Aunque la visión predominante ha sido la de enfrentar culturas liberales contra conservadoras, no ha faltado quien ha hablado de aprovechar la polémica para criticar el «machismo a ambos lados de la red», lo cual no deja de ser sorprendente.

Me choca, precisamente, porque la idea de que el contrapunto para una atleta abrigada como para hacer montañismo bajo un calor sofocante en Brasil en un deporte que se juega en la arena deba ser, para algunos y por motivos distintos, ¡tapar también más piel!

Ésta era una actitud comprensible cuando, en 1999, se impuso una regulación para los bikinis de las jugadoras de esta disciplina que forzaba a llevar atuendos diminutos, lo que me parece una práctica tan deleznable como forzar la minifalda en unas oficinas o la antigua imposición de la falda en El Corte Inglés (este año celebramos una década desde que dejó de ser obligatoria).

Sin embargo, si bien es cierto que el bikini es la vestimenta oficial preferida por la Federación Internacional de Voléibol (FIBV), el reglamento de la organización fija no una, sino tres alternativas oficiales al bikini si «por razones religiosas y/o culturales» la atleta lo prefiere. Variantes sin mangas, de manga corta o de manga larga aparecen recogidas en la normativa oficial. Nótese que «motivos culturales» viene a querer decir «por lo que a mí me dé la santa gana». Y el bikini sigue siendo predominante para muchas de las atletas.

Personalmente, encuentro paradójicas varias cosas. La primera es que haya gente que diga que no es un equipamiento práctico para el deporte. He leído varias entrevistas con deportistas de esta práctica y muchas coinciden en que, para ellas, es la mejor combinación posible para jugar en la arena y con elevadas temperaturas.

Además, insisten en un punto clave: la sexualización está en los ojos de quien mira. ¿Nadie se ha fijado en que muchas atletas, como saltadoras de pértiga, llevan conjuntos perfectamente homologables a los de jugadoras de vóley-playa?

Los Juegos Olímpicos son la exaltación de lo que un cuerpo humano puede hacer, así que nos encontramos en casi cada secuencia con magníficos ejemplares de hombres y mujeres en casi cada disciplina, lo que lleva a muchas webs a elegir a «los macizos» o los «bellezones» de la competición.

¿Están ahí esos atletas para ser percibidos como iconos sexuales? Bastante tienen en la cabeza con lo suyo, pero en una sociedad que valora los cuerpos bien esculpidos parece bastante razonable que haya quien intente sexualizar cosas muy poco sexuales, del mismo modo que una foto robada en un yate puede convertir en susceptible de evaluación erótica una situación que no tenía, per se, nada que pudiera llevar al calentón. Tiene más que ver con la descontextualización que con el machismo propiamente dicho.

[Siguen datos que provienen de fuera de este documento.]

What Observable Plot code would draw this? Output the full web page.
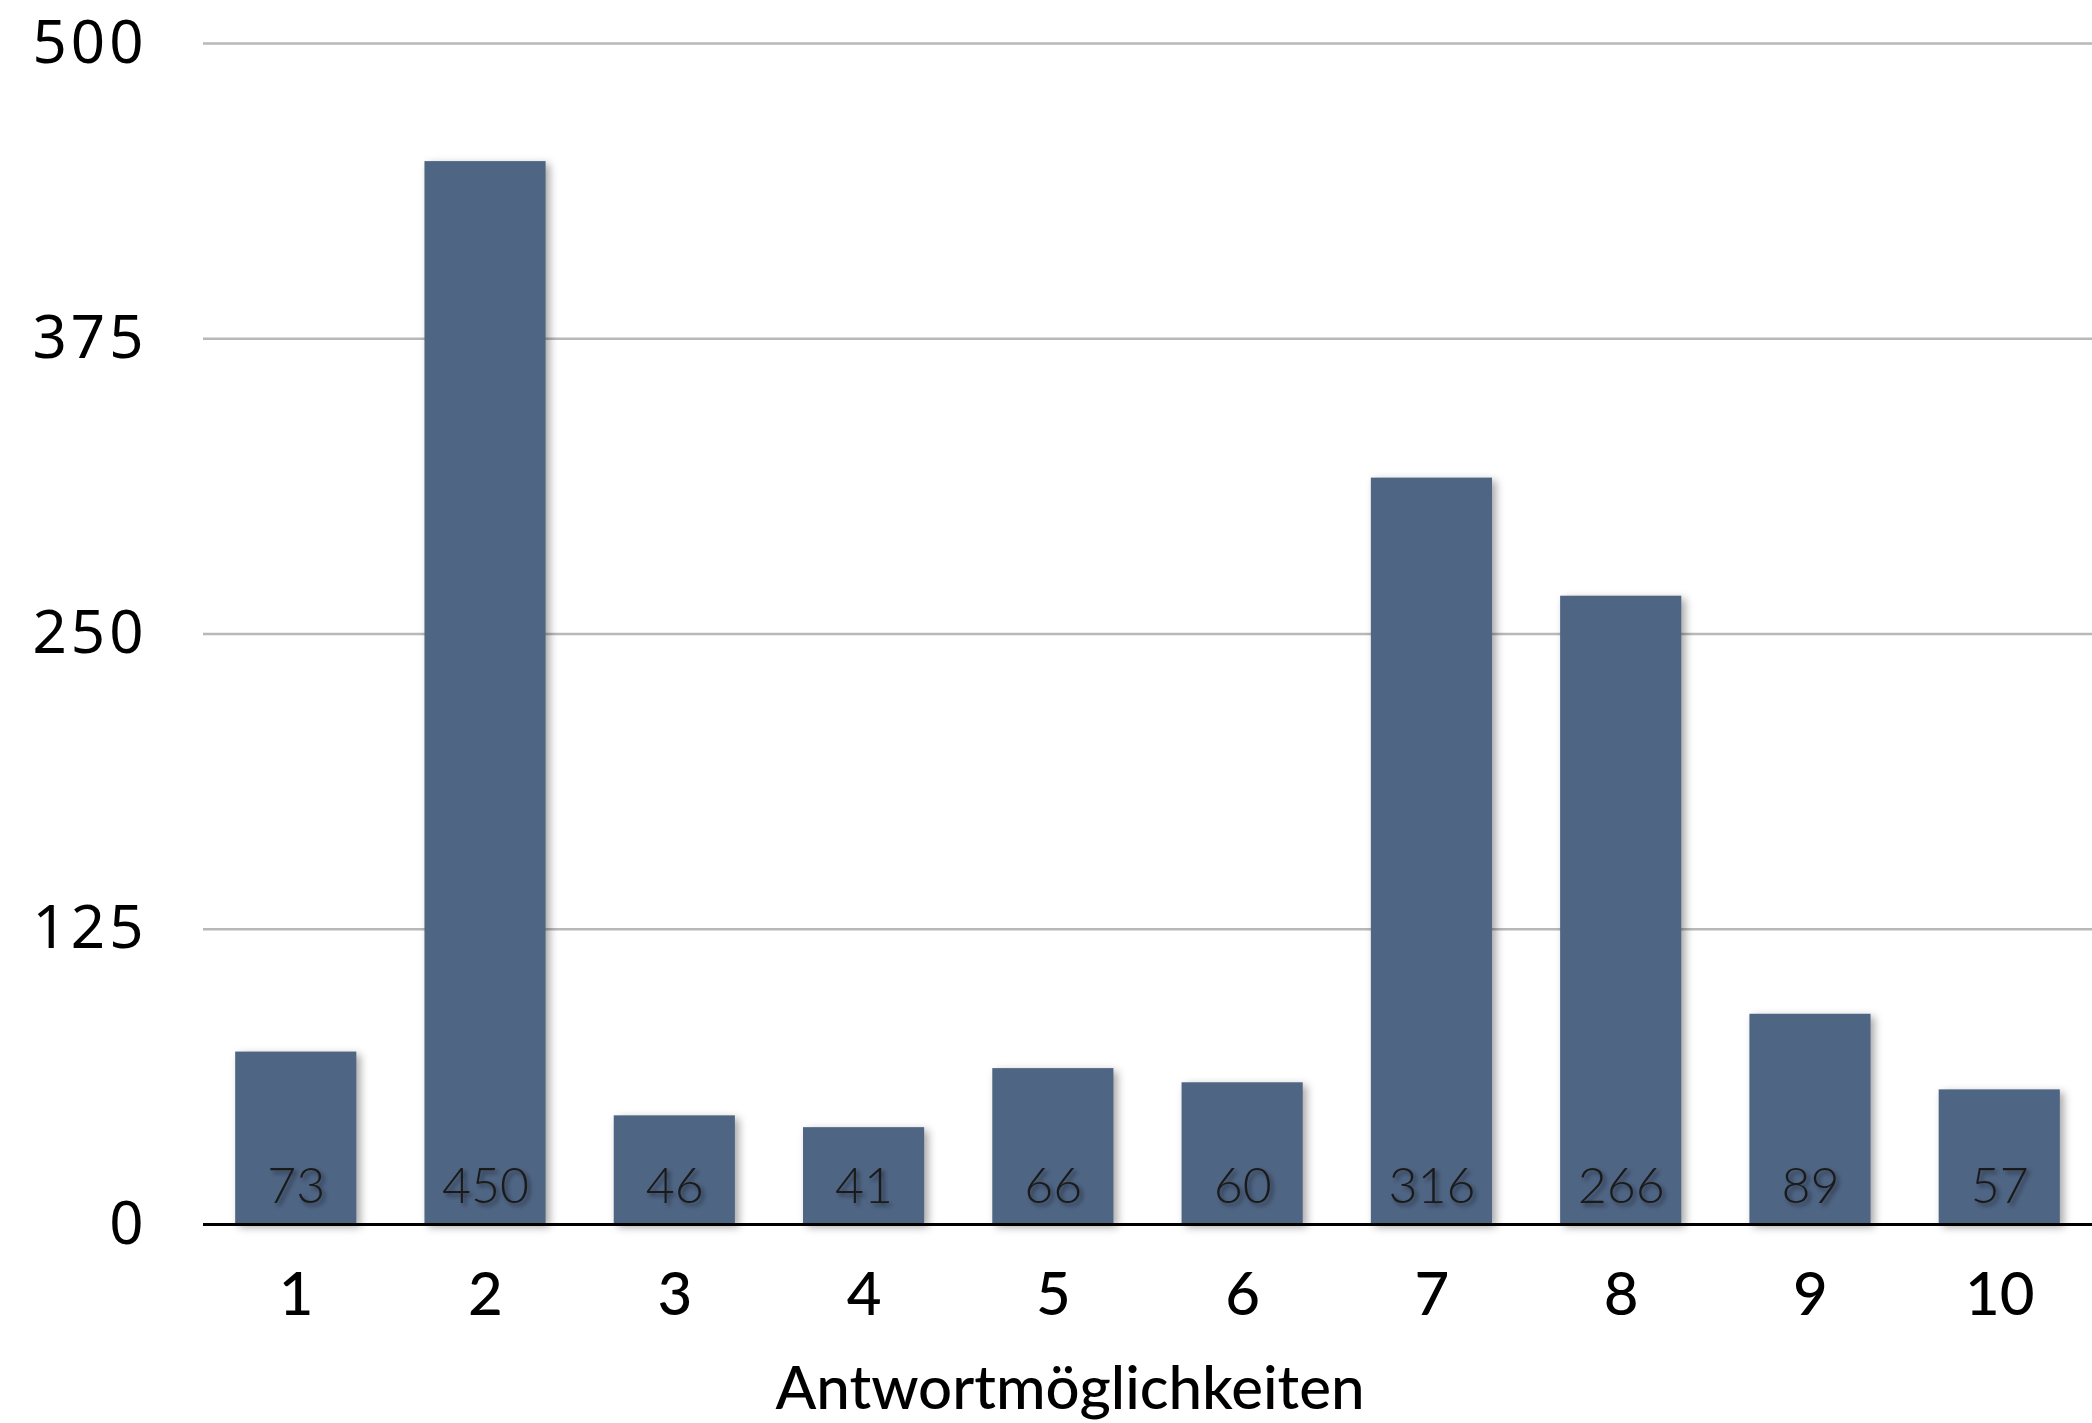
<!DOCTYPE html>
<html><head><meta charset="utf-8">
<script src="https://cdn.jsdelivr.net/npm/d3@7"></script>
<script src="https://cdn.jsdelivr.net/npm/@observablehq/plot@0.6"></script>
<style>
body{margin:0;background:#fff;}
#chart svg g[aria-label="bar"] rect{filter:drop-shadow(4px 3px 4px rgba(0,0,0,0.35));}
#chart svg g.vals text{filter:drop-shadow(3px 3px 2px rgba(0,0,0,0.45));}
#chart svg g[aria-label="y-axis tick label"] text{letter-spacing:4px;}
</style></head>
<body><div id="chart"></div>
<script>
const categories = ["1","2","3","4","5","6","7","8","9","10"];
const values = [73,450,46,41,66,60,316,266,89,57];
const yTicks = [0,125,250,375,500];
const xTitle = "Antwortmöglichkeiten";

const data = categories.map((c,i)=>({c, v: values[i]}));

const plot = Plot.plot({
  width: 2092, height: 1423,
  marginLeft: 203, marginRight: 0, marginTop: 43, marginBottom: 199,
  style: {background: "#fff", overflow: "visible", color: "#000"},
  x: {domain: categories, paddingInner: 0.36, paddingOuter: 0.17, round: false, label: null},
  y: {domain: [0, 500], label: null},
  marks: [
    Plot.gridY(yTicks, {stroke: "#b8b8b8", strokeOpacity: 1, strokeWidth: 2.5}),
    Plot.barY(data, {x: "c", y: "v", fill: "#4f6584"}),
    Plot.ruleY([0], {stroke: "#000", strokeWidth: 3}),
    Plot.text(data, {x: "c", y: 0, text: d => String(d.v), dy: -38, fontSize: 50, fontWeight: 300, fill: "#1a1a1a", fontFamily: "Lato", className: "vals"}),
    Plot.axisY(yTicks, {tickSize: 0, tickPadding: 56, fontSize: 60, fontFamily: "Noto Sans", label: null, tickFormat: d => String(d)}),
    Plot.axisX({tickSize: 0, tickPadding: 48, fontSize: 60, fontFamily: "Lato", fontWeight: 500, label: null}),
    Plot.text([xTitle], {frameAnchor: "bottom", dy: 184, dx: -78, fontSize: 60, fontFamily: "Lato", fontWeight: 500, fill: "#000"})
  ]
});
document.getElementById("chart").appendChild(plot);
</script>
</body></html>
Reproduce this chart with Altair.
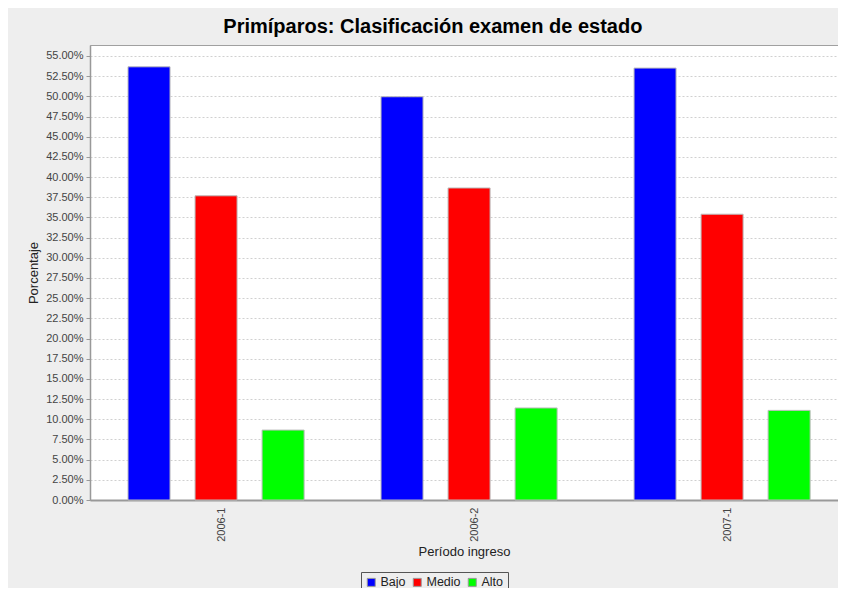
import altair as alt
import pandas as pd

periods = ["2006-1", "2006-2", "2007-1"]
levels = ["Bajo", "Medio", "Alto"]
bajo = [0.5366, 0.4995, 0.5350]
medio = [0.3768, 0.3865, 0.3540]
alto = [0.0866, 0.1140, 0.1110]
level_colors = ["#0000FF", "#FF0000", "#00FF00"]
y_ticks = [0.0, 0.025, 0.05, 0.075, 0.10, 0.125, 0.15, 0.175, 0.20, 0.225,
           0.25, 0.275, 0.30, 0.325, 0.35, 0.375, 0.40, 0.425, 0.45, 0.475,
           0.50, 0.525, 0.55]

rows = []
for i, p in enumerate(periods):
    for lvl, vals in zip(levels, [bajo, medio, alto]):
        rows.append({"periodo": p, "nivel": lvl, "valor": vals[i]})
df = pd.DataFrame(rows)

FONT = "Liberation Sans"

chart = alt.Chart(df).mark_bar(stroke="#BBBBBB", strokeWidth=1).encode(
    x=alt.X(
        "periodo:N", sort=periods, title="Período ingreso",
        scale=alt.Scale(paddingInner=0.304, paddingOuter=0.1302, align=0.577),
        axis=alt.Axis(labelAngle=-90, ticks=False, labelPadding=7, labelFontSize=11,
                      labelFont=FONT, labelColor="#444444", labelOffset=6,
                      titleFont=FONT, titleFontSize=13, titleFontWeight="normal",
                      titleColor="#222222", titlePadding=4,
                      domainColor="#999999", domainWidth=2, grid=False),
    ),
    xOffset=alt.XOffset("nivel:N", sort=levels,
                        scale=alt.Scale(paddingInner=0.373, paddingOuter=0)),
    y=alt.Y(
        "valor:Q", title="Porcentaje",
        scale=alt.Scale(domain=[0, 0.5636], nice=False, zero=True),
        axis=alt.Axis(values=y_ticks, format=".2%", labelFont=FONT, labelFontSize=11,
                      labelColor="#444444", labelPadding=3, tickSize=4,
                      tickColor="#999999", domainColor="#999999", domainWidth=1.5,
                      gridColor="#D0D0D0", gridDash=[2, 2], gridWidth=1,
                      titleFont=FONT, titleFontSize=13, titleFontWeight="normal",
                      titleColor="#222222", titlePadding=5),
    ),
    color=alt.Color(
        "nivel:N", sort=levels,
        scale=alt.Scale(domain=levels, range=level_colors),
        legend=alt.Legend(title=None, orient="none", legendX=271, legendY=527,
                          direction="horizontal", symbolType="square", symbolSize=64,
                          symbolStrokeColor="#999999", symbolStrokeWidth=1,
                          labelFont=FONT, labelFontSize=12.5, labelColor="#222222",
                          labelOffset=3, columnPadding=5, padding=4,
                          strokeColor="#555555", fillColor="#EEEEEE"),
    ),
).properties(
    width=748,
    height=455,
    title=alt.TitleParams("Primíparos: Clasificación examen de estado", font=FONT,
                          fontSize=20, fontWeight="bold", color="#000000",
                          anchor="middle", frame="bounds", baseline="alphabetic",
                          offset=13, dy=21),
    autosize=alt.AutoSizeParams(type="none"),
    padding={"left": 82, "top": 37, "right": 0, "bottom": 88},
    background="#EEEEEE",
).configure_view(fill="white", stroke="#A0A0A0", strokeWidth=1)

chart.save("out.html", embed_options={"renderer": "svg", "actions": False})
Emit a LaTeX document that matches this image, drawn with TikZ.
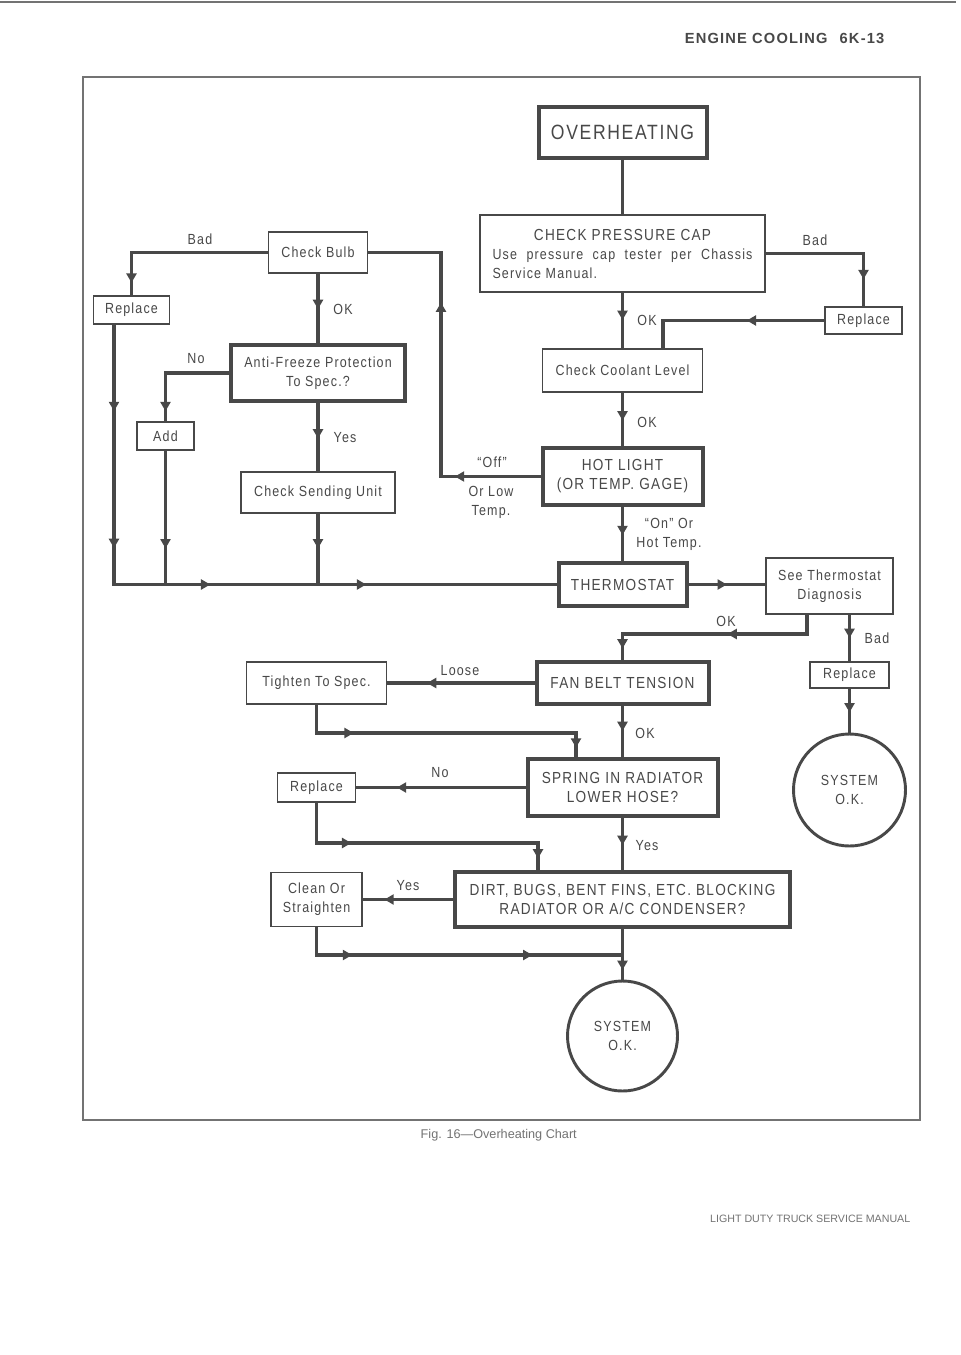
\documentclass[tikz,border=0pt]{standalone}
\usepackage{fontspec}
\setmainfont{Liberation Sans}[FakeStretch=0.85,LetterSpace=8]
\newfontfamily\headfont{Liberation Sans}[LetterSpace=8]
\newfontfamily\plainfont{Liberation Sans}
\usepackage{tikz}
\usetikzlibrary{arrows.meta,decorations.markings}
\definecolor{ink}{RGB}{72,72,72}
\definecolor{edge}{RGB}{115,115,115}
\newcommand\smalltxt{\fontsize{11}{14.25}\selectfont}
\newcommand\capstxt{\fontsize{12}{14.25}\selectfont}

\tikzset{
  box/.style={draw=ink, line width=1.1pt, inner sep=0pt, align=center, font=\smalltxt},
  bigbox/.style={draw=ink, line width=3pt, inner sep=0pt, align=center, font=\capstxt},
  endcirc/.style={circle, draw=ink, line width=2.2pt, minimum size=#1, inner sep=0pt, align=center, font=\smalltxt},
  wire/.style={draw=ink, line width=2.3pt},
  mid/.style={postaction={decorate, decoration={markings, mark=at position #1 with {\arrow{Triangle[width=7.5pt,length=7pt]}}}}},
  lbl/.style={font=\smalltxt, inner sep=0pt, align=center},
}

\begin{document}
\begin{tikzpicture}[x=0.75pt, y=-0.75pt, ink]
            \useasboundingbox (0,0) rectangle (960,1355);
            \fill[white] (0,0) rectangle (960,1355);

            % Page edge and frame
            \draw[edge, line width=1.5pt] (0,2) -- (956,2);
            \draw[edge, line width=1.2pt] (83,77) rectangle (920,1120);
            \node[font=\headfont\bfseries\fontsize{11}{13}\selectfont, anchor=east] (head) at (889,38) {ENGINE COOLING\hspace{9pt}6K-13};
            \node[font=\plainfont\fontsize{9.5}{11}\selectfont, edge, anchor=west] (fig) at (416,1135) {Fig. 16—Overheating Chart};
            \node[font=\plainfont\fontsize{8}{10}\selectfont, edge, anchor=east] (manual) at (915,1219) {LIGHT DUTY TRUCK SERVICE MANUAL};

            % Main column
            \node[bigbox, minimum width=126pt, minimum height=38.25pt, font=\fontsize{15.5}{18}\selectfont] (over) at (622.5,132.5) {OVERHEATING};
            \node[box, minimum width=213.75pt, minimum height=57.75pt] (cap) at (622.5,253.5) {{\capstxt CHECK PRESSURE CAP}\\\makebox[195pt][s]{Use pressure cap tester per Chassis}\\\makebox[195pt][l]{Service Manual.}};
            \node[box, minimum width=120pt, minimum height=32.25pt] (coolant) at (622.5,370.5) {Check Coolant Level};
            \node[bigbox, minimum width=120pt, minimum height=42.75pt] (hot) at (622.5,476.5) {HOT LIGHT\\(OR TEMP. GAGE)};
            \node[bigbox, minimum width=96pt, minimum height=32.25pt] (thermo) at (622.5,584.5) {THERMOSTAT};
            \node[bigbox, minimum width=129pt, minimum height=31.5pt] (belt) at (622.5,683) {FAN BELT TENSION};
            \node[bigbox, minimum width=142.5pt, minimum height=42.75pt] (spring) at (622.5,787.5) {SPRING IN RADIATOR\\LOWER HOSE?};
            \node[bigbox, minimum width=251.25pt, minimum height=41.25pt] (dirt) at (622.5,899.5) {DIRT, BUGS, BENT FINS, ETC. BLOCKING\\RADIATOR OR A/C CONDENSER?};
            \node[endcirc=82.5pt] (okB) at (622.5,1036) {SYSTEM\\O.K.};

            % Right side
            \node[box, minimum width=57.75pt, minimum height=20.25pt] (repA) at (863.5,320.5) {Replace};
            \node[box, minimum width=95.25pt, minimum height=42pt] (std) at (829.5,586) {See Thermostat\\Diagnosis};
            \node[box, minimum width=59.25pt, minimum height=19.5pt] (repC) at (849.5,675) {Replace};
            \node[endcirc=84pt] (okR) at (849.5,790) {SYSTEM\\O.K.};

            % Left side
            \node[box, minimum width=74.25pt, minimum height=30.75pt] (bulb) at (318,252.5) {Check Bulb};
            \node[box, minimum width=57pt, minimum height=21pt] (repB) at (131.5,310) {Replace};
            \node[bigbox, minimum width=130.5pt, minimum height=42pt, font=\smalltxt] (anti) at (318,373) {Anti-Freeze Protection\\To Spec.?};
            \node[box, minimum width=42.75pt, minimum height=21pt] (add) at (165.5,436) {Add};
            \node[box, minimum width=115.5pt, minimum height=30.75pt] (csu) at (318,492.5) {Check Sending Unit};
            \node[box, minimum width=105pt, minimum height=31.5pt] (tight) at (316.5,683) {Tighten To Spec.};
            \node[box, minimum width=58.5pt, minimum height=21.75pt] (repD) at (316.5,787.5) {Replace};
            \node[box, minimum width=68.25pt, minimum height=40.5pt] (clean) at (316.5,899.5) {Clean Or\\Straighten};

            % Corners
            \coordinate (offUp) at (441,252.5);
            \coordinate (stdOK) at (807,634);
            \coordinate (busL) at (114,584.5);
            \coordinate (tiR) at (576,733);
            \coordinate (rpR) at (538,843);
            \coordinate (joinB) at (622.5,955);

            % Connectors, main column
            \draw[wire] (over) -- (cap);
            \draw[wire, mid=0.49] (cap.south) -- (coolant.north);
            \draw[wire, mid=0.52] (coolant.south) -- (hot.north);
            \draw[wire, mid=0.52] (hot.south) -- (thermo.north);
            \draw[wire, mid=0.49] (belt.south) -- (spring.north);
            \draw[wire, mid=0.52] (spring.south) -- (dirt.north);
            \draw[wire, mid=0.81] (dirt.south) -- (okB.north);

            % Connectors, right
            \draw[wire, mid=0.82] (cap.east) -| (repA.north);
            \draw[wire, mid=0.41] (repA.west) -| (coolant.north -| 663,0);
            \draw[wire, mid=0.5] (thermo.east) -- (thermo.east -| std.west);
            \draw[wire, mid=0.43, mid=0.95] (std.south -| stdOK) -- (stdOK) -| (belt.north);
            \draw[wire, mid=0.5] (std.south -| repC.north) -- (repC.north);
            \draw[wire, mid=0.54] (repC.south) -- (okR.north);

            % Connectors, left
            \draw[wire, mid=0.216, mid=0.69] (hot.west) -| (offUp) -- (bulb.east);
            \draw[wire, mid=0.93] (bulb.west) -| (repB.north);
            \draw[wire, mid=0.51] (bulb.south) -- (bulb.south |- anti.north);
            \draw[wire, mid=0.91] (anti.west) -| (add.north);
            \draw[wire, mid=0.52] (anti.south) -- (csu.north);
            \draw[wire, mid=0.123, mid=0.318, mid=0.507, mid=0.729] (repB.south -| busL) -- (busL) -- (thermo.west);
            \draw[wire, mid=0.73] (add.south) -- (add.south |- busL);
            \draw[wire, mid=0.49] (csu.south) -- (csu.south |- busL);
            \draw[wire, mid=0.73] (belt.west) -- (tight.east);
            \draw[wire, mid=0.21, mid=0.97] (tight.south) |- (tiR) -- (tiR |- spring.north);
            \draw[wire, mid=0.76] (spring.west) -- (repD.east);
            \draw[wire, mid=0.26, mid=0.96] (repD.south) |- (rpR) -- (rpR |- dirt.north);
            \draw[wire, mid=0.76] (dirt.west) -- (clean.east);
            \draw[wire, mid=0.19, mid=0.73] (clean.south) |- (joinB);

            % Labels
            \node[lbl] (lBadA) at (815,240) {Bad};
            \node[lbl] (lOkA) at (647,320) {OK};
            \node[lbl] (lOkB) at (647,422) {OK};
            \node[lbl] (lOff) at (492,462) {``Off''};
            \node[lbl] (lLow) at (491,502.5) {Or Low\\Temp.};
            \node[lbl] (lOn) at (669,534) {``On'' Or\\Hot Temp.};
            \node[lbl] (lOkC) at (726,621) {OK};
            \node[lbl] (lBadB) at (877,638) {Bad};
            \node[lbl] (lBadC) at (200,239) {Bad};
            \node[lbl] (lOkD) at (343,309) {OK};
            \node[lbl] (lNoA) at (196,359) {No};
            \node[lbl] (lYesA) at (345,438) {Yes};
            \node[lbl] (lLoose) at (460,671) {Loose};
            \node[lbl] (lOkE) at (645,733) {OK};
            \node[lbl] (lNoB) at (440,773) {No};
            \node[lbl] (lYesB) at (647,846) {Yes};
            \node[lbl] (lYesC) at (408,886) {Yes};
        \end{tikzpicture}
\end{document}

¿Y a quién corresponde esa descontextualización? En este caso, a los medios de comunicación. Un estudio de 2004 reveló que en las retransmiciones de vóley-playa se percibía un notable esfuerzo de los cámaras en buscar pechote y culete siempre que podían. Ésa es, para mí, la gran diferencia de lo que sucede con los bikinis de las saltadoras de pértiga: esta disciplina suele grabarse con bastante sobriedad.

Un caso excepcional fue el de Allison Stokke, la saltadora de pértiga que saltó a la fama por una foto casual cuando practicaba deporte universitario y que en una entrevista reciente ha hablado con mucha claridad sobre la diferencia de percepción entre quien mira una bella mujer preparándose para realizar una proeza deportiva con respeto y quien lo hace con lascivia. Entre la atención buscada y la obtenida.

Quien mire a esforzados atletas de cualquier sexo como un caramelo para la vista lo hace con el mismo criterio que el obrero de la construcción piropeando a una guapa moza (o a Titus Andromedon). Reconocer la belleza es natural. Gritar, enfocar la cámara de forma grosera o publicar artículos sobre «los culos olímpicos más respingones» es, simplemente, soez.